By the 23 mile mark, it was apparent that the gutsy Smith was slowing, but so was Dixon to an extent. It was a question now of who would slow down the most. But Dixon kept to his focus, plan, and his belief. Simply put, "I always believed I was running to win the 1983 NYCM."

In one of the most dramatic finishes in Marathon history, Dixon passed Smith right at the 26 mile mark in  Central Park, and astounded ABC commentator Jim McKay. To his co-host Marty Liquori, he said "Where he found the kick Marty, I just don't know." Liquori replied, "I think he found that kick from 12 years ago at Munich from the '72 Olympic 1500!"
As Dixon crossed the line he was overwhelmed. Going to his knees he raised his hands to the air, joyously weeping and celebrating his great vistory. Oblivious to him was the finish of Smith a few seconds later who fell right to the ground, having given it his all. Amidst the finish line chaos, race director Fred Lebow was frantic, yelling at stunned finish line volunteers to help Smith, while simultaneously congratulating a weeping Dixon, who hugged him with all his remaing strength. Immediately interviewed by ABC at the finish, Dixon was asked how he pulled off this dramatic victory. "A Miler's kick does the trick!", he said.
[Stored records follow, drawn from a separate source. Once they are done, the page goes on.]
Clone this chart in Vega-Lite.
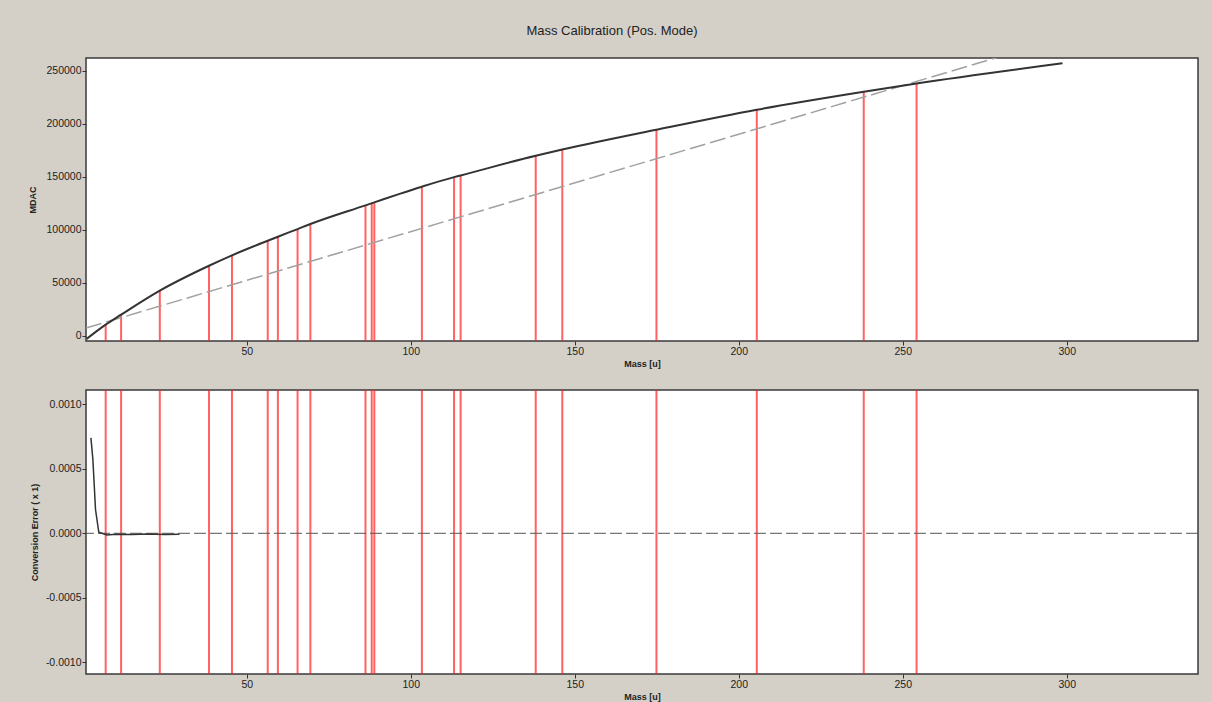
{
  "$schema": "https://vega.github.io/schema/vega-lite/v6.json",
  "background": "#d4d0c8",
  "padding": {"left": 28, "top": 24, "right": 14, "bottom": 0},
  "spacing": 49,
  "bounds": "flush",
  "datasets": {
    "peaks": [
      {"mass": 7.0, "mdac": 10400},
      {"mass": 11.7, "mdac": 19800},
      {"mass": 23.5, "mdac": 42500},
      {"mass": 38.5, "mdac": 66000},
      {"mass": 45.5, "mdac": 75800},
      {"mass": 56.4, "mdac": 89600},
      {"mass": 59.5, "mdac": 93400},
      {"mass": 65.5, "mdac": 100600},
      {"mass": 69.4, "mdac": 105400},
      {"mass": 86.2, "mdac": 123000},
      {"mass": 88.1, "mdac": 125000},
      {"mass": 88.9, "mdac": 125800},
      {"mass": 103.4, "mdac": 140600},
      {"mass": 113.2, "mdac": 149600},
      {"mass": 115.2, "mdac": 151200},
      {"mass": 138.1, "mdac": 169800},
      {"mass": 146.2, "mdac": 175600},
      {"mass": 174.9, "mdac": 194300},
      {"mass": 205.5, "mdac": 213200},
      {"mass": 238.1, "mdac": 230200},
      {"mass": 254.2, "mdac": 238000}
    ],
    "curve": [
      {"mass": 1.2, "mdac": -3000},
      {"mass": 7.0, "mdac": 10400},
      {"mass": 11.7, "mdac": 19800},
      {"mass": 23.5, "mdac": 42500},
      {"mass": 38.5, "mdac": 66000},
      {"mass": 45.5, "mdac": 75800},
      {"mass": 56.4, "mdac": 89600},
      {"mass": 59.5, "mdac": 93400},
      {"mass": 65.5, "mdac": 100600},
      {"mass": 69.4, "mdac": 105400},
      {"mass": 86.2, "mdac": 123000},
      {"mass": 88.9, "mdac": 125800},
      {"mass": 96.6, "mdac": 133800},
      {"mass": 103.4, "mdac": 140600},
      {"mass": 113.2, "mdac": 149600},
      {"mass": 115.2, "mdac": 151200},
      {"mass": 138.1, "mdac": 169800},
      {"mass": 146.2, "mdac": 175600},
      {"mass": 174.9, "mdac": 194300},
      {"mass": 205.5, "mdac": 213200},
      {"mass": 238.1, "mdac": 230200},
      {"mass": 254.2, "mdac": 238000},
      {"mass": 298.7, "mdac": 257000}
    ],
    "linear": [
      {"mass": 1.0, "mdac": 7200},
      {"mass": 300.0, "mdac": 282000}
    ],
    "error": [
      {"mass": 2.5, "err": 0.000739},
      {"mass": 3.1, "err": 0.000571},
      {"mass": 3.9, "err": 0.000184},
      {"mass": 4.9, "err": 0.000008},
      {"mass": 7.4, "err": -0.000013},
      {"mass": 10.0, "err": -0.000008},
      {"mass": 15.0, "err": -0.00001},
      {"mass": 20.0, "err": -0.000005},
      {"mass": 25.0, "err": -0.00001},
      {"mass": 29.5, "err": -0.000008}
    ],
    "zero": [{"err": 0}]
  },
  "config": {
    "view": {"fill": "white", "stroke": "#3a3a3a", "strokeWidth": 1.5},
    "axis": {
      "domain": false,
      "grid": false,
      "labelFont": "Liberation Sans",
      "labelFontSize": 10.5,
      "labelColor": "#222222",
      "tickColor": "#333333",
      "tickSize": 4,
      "labelPadding": 1,
      "titleFont": "Liberation Sans",
      "titleFontSize": 9,
      "titleFontWeight": "bold",
      "titleColor": "#222222"
    }
  },
  "vconcat": [
    {
      "width": 1112,
      "height": 283,
      "title": {
        "text": "Mass Calibration (Pos. Mode)",
        "anchor": "middle",
        "dx": -30,
        "offset": 20,
        "fontSize": 13,
        "font": "Liberation Sans",
        "fontWeight": "normal",
        "color": "#222222"
      },
      "layer": [
        {
          "data": {"name": "peaks"},
          "mark": {"type": "rule", "color": "#ff2020", "strokeWidth": 2, "opacity": 0.7},
          "encoding": {
            "x": {"field": "mass", "type": "quantitative", "scale": {"domain": [1, 340], "nice": false, "zero": false},
                  "axis": {"values": [50, 100, 150, 200, 250, 300], "title": "Mass [u]", "titlePadding": 3}},
            "y": {"field": "mdac", "type": "quantitative", "scale": {"domain": [-5000, 262000], "nice": false, "zero": false},
                  "axis": {"values": [0, 50000, 100000, 150000, 200000, 250000], "format": "d", "title": "MDAC", "titlePadding": 8}},
            "y2": {"datum": -5000}
          }
        },
        {
          "data": {"name": "linear"},
          "mark": {"type": "line", "color": "#a0a0a0", "strokeWidth": 1.5, "strokeDash": [16, 5], "clip": true},
          "encoding": {
            "x": {"field": "mass", "type": "quantitative"},
            "y": {"field": "mdac", "type": "quantitative"}
          }
        },
        {
          "data": {"name": "curve"},
          "mark": {"type": "line", "color": "#333333", "strokeWidth": 2, "interpolate": "monotone", "clip": true},
          "encoding": {
            "x": {"field": "mass", "type": "quantitative"},
            "y": {"field": "mdac", "type": "quantitative"}
          }
        }
      ]
    },
    {
      "width": 1112,
      "height": 284,
      "layer": [
        {
          "data": {"name": "peaks"},
          "mark": {"type": "rule", "color": "#ff2020", "strokeWidth": 2, "opacity": 0.7},
          "encoding": {
            "x": {"field": "mass", "type": "quantitative", "scale": {"domain": [1, 340], "nice": false, "zero": false},
                  "axis": {"values": [50, 100, 150, 200, 250, 300], "title": "Mass [u]", "titlePadding": 3}}
          }
        },
        {
          "data": {"name": "zero"},
          "mark": {"type": "rule", "color": "#555555", "strokeWidth": 1, "strokeDash": [12, 4]},
          "encoding": {
            "y": {"field": "err", "type": "quantitative", "scale": {"domain": [-0.00109, 0.00111], "nice": false, "zero": false},
                  "axis": {"values": [-0.001, -0.0005, 0, 0.0005, 0.001], "title": "Conversion Error ( x 1)", "titlePadding": 6,
                           "labelExpr": "datum.value < 0 ? '-' + format(-datum.value, '.4f') : format(datum.value, '.4f')"}}
          }
        },
        {
          "data": {"name": "error"},
          "mark": {"type": "line", "color": "#333333", "strokeWidth": 1.5},
          "encoding": {
            "x": {"field": "mass", "type": "quantitative"},
            "y": {"field": "err", "type": "quantitative"}
          }
        }
      ]
    }
  ]
}
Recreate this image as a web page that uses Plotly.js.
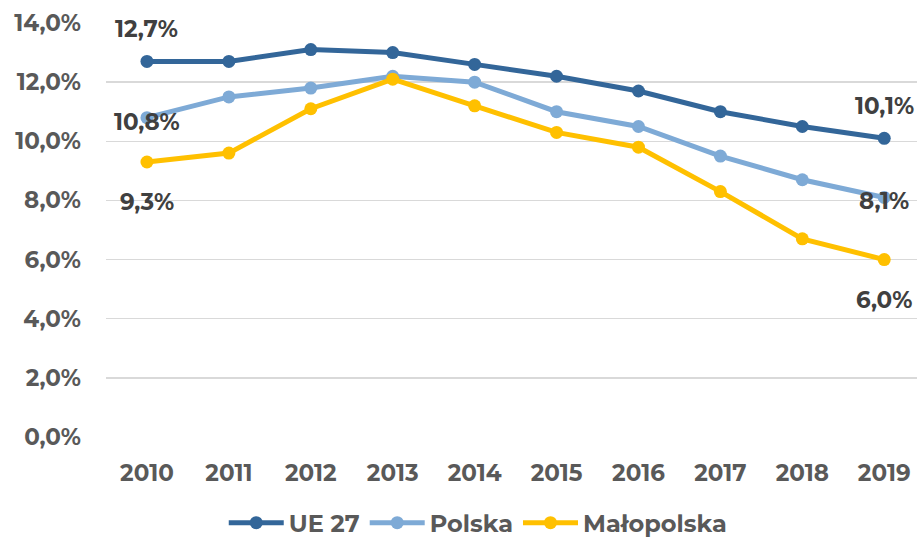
<!DOCTYPE html>
<html><head><meta charset="utf-8">
<script src="https://cdn.plot.ly/plotly-3.0.1.min.js"></script>
<style>html,body{margin:0;padding:0;background:#fff}#chart{width:917px;height:540px}</style>
</head><body><div id="chart"></div>
<script>
const years = ['2010','2011','2012','2013','2014','2015','2016','2017','2018','2019'];
const ue27 = [12.7, 12.7, 13.1, 13.0, 12.6, 12.2, 11.7, 11.0, 10.5, 10.1];
const polska = [10.8, 11.5, 11.8, 12.2, 12.0, 11.0, 10.5, 9.5, 8.7, 8.1];
const malopolska = [9.3, 9.6, 11.1, 12.1, 11.2, 10.3, 9.8, 8.3, 6.7, 6.0];
const seriesNames = ['UE 27', 'Polska', 'Małopolska'];
const yTicks = [0, 2, 4, 6, 8, 10, 12, 14];

const PCT = String.fromCharCode(37);
const colors = ['#336699', '#7EAAD6', '#FFC000'];
const labelShift = [32, -4, -40];
const FONT = 'Montserrat, "Open Sans", sans-serif';
const SIZE = 23;

const allSeries = [ue27, polska, malopolska];
const traces = allSeries.map((vals, i) => ({
  x: years, y: vals, name: seriesNames[i], type: 'scatter', mode: 'lines+markers',
  line: {color: colors[i], width: 5}, marker: {color: colors[i], size: 13},
  hoverinfo: 'skip'
}));

const fmt = v => v.toFixed(1).replace('.', ',') + PCT;
const annotations = [];
allSeries.forEach((vals, i) => {
  [0, vals.length - 1].forEach(k => {
    annotations.push({
      x: k, y: vals[k], xref: 'x', yref: 'y', text: fmt(vals[k]),
      showarrow: false, yshift: labelShift[i],
      font: {family: FONT, size: SIZE, color: '#404040', weight: 700}
    });
  });
});

const tf = {family: FONT, size: SIZE, color: '#595959', weight: 700};
const layout = {
  width: 917, height: 540,
  margin: {l: 106, r: 0, t: 23, b: 103, autoexpand: false},
  paper_bgcolor: '#fff', plot_bgcolor: '#fff',
  font: tf,
  xaxis: {type: 'category', range: [-0.5, 9.4], showgrid: false, zeroline: false, showline: false,
          ticks: '', ticklabelstandoff: 20, tickfont: tf, automargin: false},
  yaxis: {range: [0, 14], tickvals: yTicks, ticktext: yTicks.map(fmt), automargin: false,
          showgrid: true, gridcolor: '#D9D9D9', gridwidth: 1.5, zeroline: false, showline: false,
          ticks: '', ticklabelstandoff: 24, tickfont: tf},
  showlegend: true,
  legend: {orientation: 'h', x: 0.459, xanchor: 'center', y: -0.208, yanchor: 'middle',
           font: {family: FONT, size: 24, color: '#595959', weight: 700}, itemwidth: 55},
  annotations: annotations
};

Plotly.newPlot('chart', traces, layout, {displayModeBar: false, staticPlot: true});
</script></body></html>
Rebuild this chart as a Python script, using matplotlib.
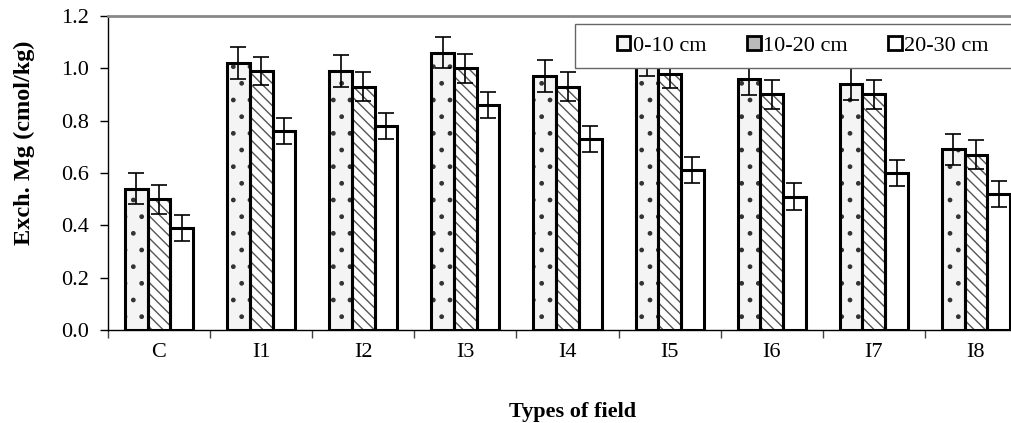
import numpy as np
import matplotlib
matplotlib.use("Agg")
import matplotlib.pyplot as plt
from matplotlib.patches import Patch, Rectangle

plt.rcParams['font.family'] = ['Liberation Serif', 'DejaVu Serif']
plt.rcParams['hatch.linewidth'] = 1.0

# data
fields = ["C", "I1", "I2", "I3", "I4", "I5", "I6", "I7", "I8"]
depths = ["0-10 cm", "10-20 cm", "20-30 cm"]
mg_0_10 = [0.54, 1.02, 0.99, 1.06, 0.97, 1.03, 0.96, 0.94, 0.69]
mg_10_20 = [0.50, 0.99, 0.93, 1.00, 0.93, 0.98, 0.90, 0.90, 0.67]
mg_20_30 = [0.39, 0.76, 0.78, 0.86, 0.73, 0.61, 0.51, 0.60, 0.52]
err_0_10 = [0.06] * 9
err_10_20 = [0.055] * 9
err_20_30 = [0.05] * 9

W, H = 1011, 423
fs = 16
fig = plt.figure(figsize=(W / 100, H / 100), dpi=100)
ax = fig.add_axes([108 / W, 1 - 330 / H, 919 / W, 314 / H])

x = np.arange(len(fields))
bw = 0.222
series = [(mg_0_10, err_0_10, '#f4f4f4', '.', '#333333'),
          (mg_10_20, err_10_20, 'white', '\\\\\\', '#555555'),
          (mg_20_30, err_20_30, 'white', '', 'black')]

for i, (vals, errs, fc, hatch, hc) in enumerate(series):
    pos = x + (i - 1) * bw
    # hatch layer first, then outline on top
    ax.bar(pos, vals, bw, color=fc, hatch=hatch, edgecolor=hc, linewidth=0, zorder=2)
    ax.bar(pos, vals, bw, fill=False, edgecolor='black', linewidth=2.2, zorder=3)
    ax.errorbar(pos, vals, yerr=errs, fmt='none', ecolor='black', elinewidth=1.2,
                capsize=6, capthick=1.2, zorder=4)

ax.set_xlim(-0.5, len(fields) - 0.5)
ax.set_ylim(0, 1.2)
ax.set_yticks(np.arange(0, 1.21, 0.2))
ax.set_yticklabels([f"{v:.1f}" for v in np.arange(0, 1.21, 0.2)], fontsize=fs)
ax.tick_params(axis='y', direction='out', length=6, width=1, pad=8)

ax.set_xticks(np.arange(-0.5, len(fields), 1.0))
ax.set_xticklabels([])
ax.set_xticks(x, minor=True)
ax.set_xticklabels(fields, minor=True, fontsize=fs)
ax.tick_params(axis='x', which='major', direction='out', length=6, width=1, color='#444444')
ax.tick_params(axis='x', which='minor', length=0, pad=9)

ax.spines['top'].set_color('#888888')
ax.spines['top'].set_linewidth(2)
ax.spines['right'].set_visible(False)
ax.spines['left'].set_linewidth(1)
ax.spines['bottom'].set_linewidth(1)

ax.set_ylabel("Exch. Mg (cmol/kg)", fontsize=17.5, fontweight='bold')
ax.yaxis.set_label_coords(-73 / 919, 187 / 314)
ax.set_xlabel("Types of field", fontsize=fs, fontweight='bold')
ax.xaxis.set_label_coords(0.5 + 5 / 919, -72 / 314)

# legend box (runs off the right edge like the reference)
fig.patches.append(Rectangle((575 / W, 1 - 68 / H), 460 / W, 44 / H,
                             transform=fig.transFigure, facecolor='white',
                             edgecolor='#666666', linewidth=1, zorder=9))
handles = [Patch(facecolor='#f4f4f4', edgecolor='black', linewidth=2),
           Patch(facecolor='#bbbbbb', edgecolor='black', linewidth=2),
           Patch(facecolor='white', edgecolor='black', linewidth=2)]
leg = fig.legend(handles, depths, loc='center left', bbox_to_anchor=(617 / W, 1 - 46 / H),
                 ncol=3, fontsize=fs, frameon=False,
                 handlelength=0.6, handleheight=0.6, handletextpad=0.1,
                 columnspacing=1.85, borderpad=0, borderaxespad=0)
leg.set_zorder(10)

fig.savefig("out.png", dpi=100)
These days, Dixon is involved in spreading the word to kids about how rewarding running can be through his KIDSMARATHON Foundation. Starting in Los Angeles, the foundation has spread to Connecticut and other parts of the country!
As it says on his website:
"Our mission is to create a life-long commitment to good health and fitness habits in children at risk of obesity-related health problems. Our program educates, empowers, and inspires 7-12 year old children to become and stay fit."
With that kind of goal-setting and enthusiasm, one can never doubt Rod Dixon. Just look at his results!